**Dataset records**
>> BEGIN

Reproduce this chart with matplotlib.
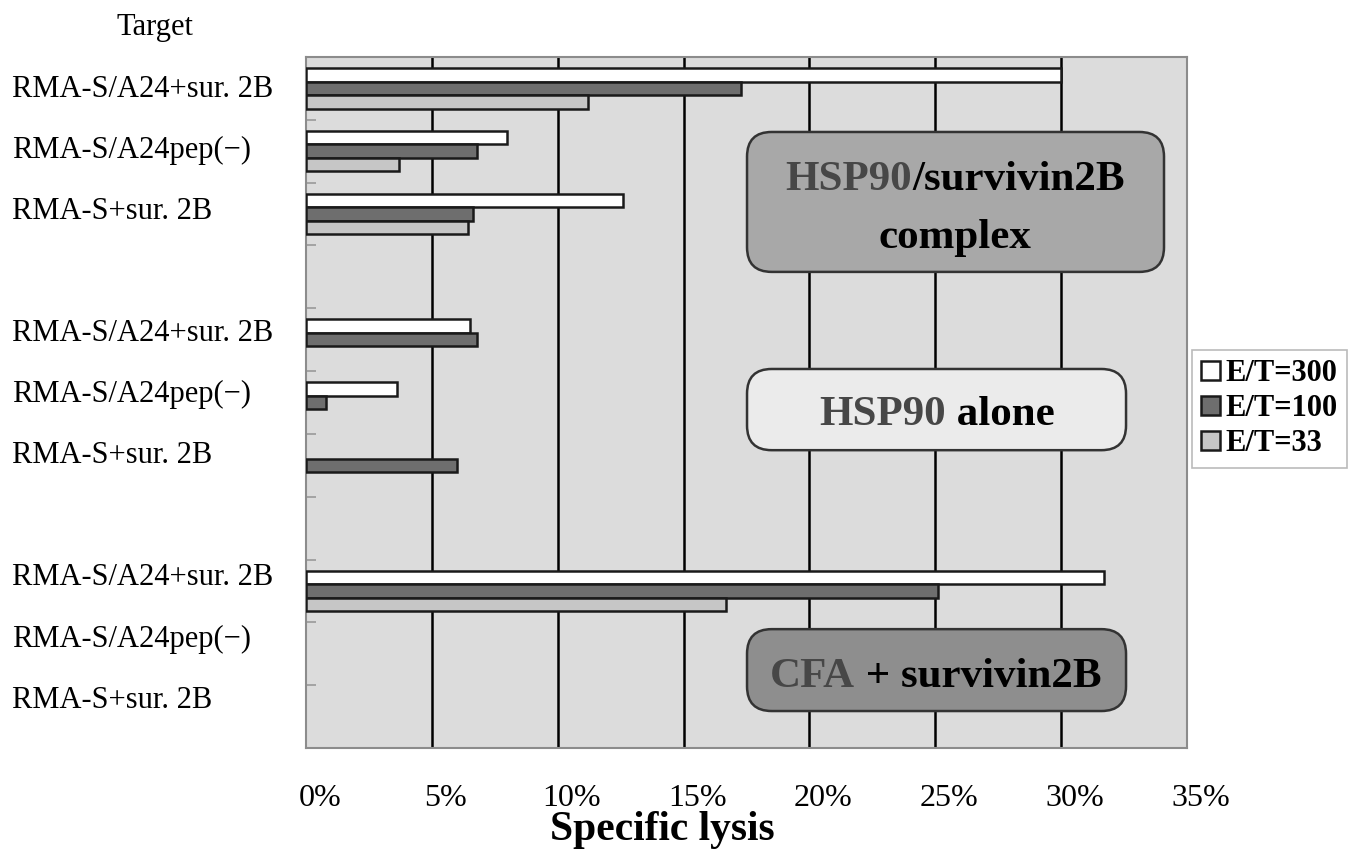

>> END
>> BEGIN

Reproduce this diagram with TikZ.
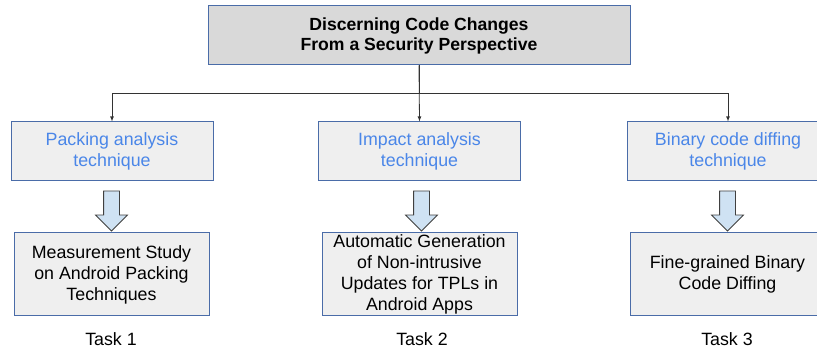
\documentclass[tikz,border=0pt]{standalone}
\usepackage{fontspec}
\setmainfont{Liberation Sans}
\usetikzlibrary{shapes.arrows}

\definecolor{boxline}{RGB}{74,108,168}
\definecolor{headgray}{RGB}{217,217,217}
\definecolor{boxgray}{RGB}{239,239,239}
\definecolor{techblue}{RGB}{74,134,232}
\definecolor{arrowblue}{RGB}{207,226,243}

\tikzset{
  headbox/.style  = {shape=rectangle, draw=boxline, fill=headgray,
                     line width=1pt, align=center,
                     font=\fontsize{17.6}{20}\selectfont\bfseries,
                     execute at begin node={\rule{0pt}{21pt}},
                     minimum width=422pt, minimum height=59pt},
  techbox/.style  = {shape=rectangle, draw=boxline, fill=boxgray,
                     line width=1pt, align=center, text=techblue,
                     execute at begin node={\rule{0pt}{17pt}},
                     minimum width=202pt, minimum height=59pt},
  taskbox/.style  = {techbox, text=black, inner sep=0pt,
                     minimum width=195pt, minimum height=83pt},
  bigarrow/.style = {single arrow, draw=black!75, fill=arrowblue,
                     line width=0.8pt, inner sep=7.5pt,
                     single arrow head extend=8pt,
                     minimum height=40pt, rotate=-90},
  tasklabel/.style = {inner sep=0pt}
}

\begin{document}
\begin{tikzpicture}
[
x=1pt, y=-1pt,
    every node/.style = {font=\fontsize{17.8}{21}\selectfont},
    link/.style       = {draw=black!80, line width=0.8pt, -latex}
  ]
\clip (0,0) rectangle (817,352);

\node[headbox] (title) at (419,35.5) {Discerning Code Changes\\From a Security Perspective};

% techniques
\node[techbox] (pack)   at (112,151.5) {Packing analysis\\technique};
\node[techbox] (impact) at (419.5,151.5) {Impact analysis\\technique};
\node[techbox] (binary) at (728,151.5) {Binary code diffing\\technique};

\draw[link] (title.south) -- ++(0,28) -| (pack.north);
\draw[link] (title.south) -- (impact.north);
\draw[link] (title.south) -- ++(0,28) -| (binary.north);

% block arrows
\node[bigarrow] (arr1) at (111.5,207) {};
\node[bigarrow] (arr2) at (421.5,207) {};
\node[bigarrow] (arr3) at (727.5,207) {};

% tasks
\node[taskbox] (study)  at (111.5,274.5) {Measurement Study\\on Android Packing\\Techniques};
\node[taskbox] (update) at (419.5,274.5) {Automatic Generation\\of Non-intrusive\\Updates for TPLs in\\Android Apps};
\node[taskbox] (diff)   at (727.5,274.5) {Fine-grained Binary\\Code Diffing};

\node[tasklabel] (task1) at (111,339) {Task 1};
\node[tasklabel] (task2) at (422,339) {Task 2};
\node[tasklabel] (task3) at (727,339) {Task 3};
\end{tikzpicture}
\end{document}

>> END

**Your goal**
List all lines above in which the string "with" appears.

**Full output**
Reproduce this chart with matplotlib.
Reproduce this diagram with TikZ.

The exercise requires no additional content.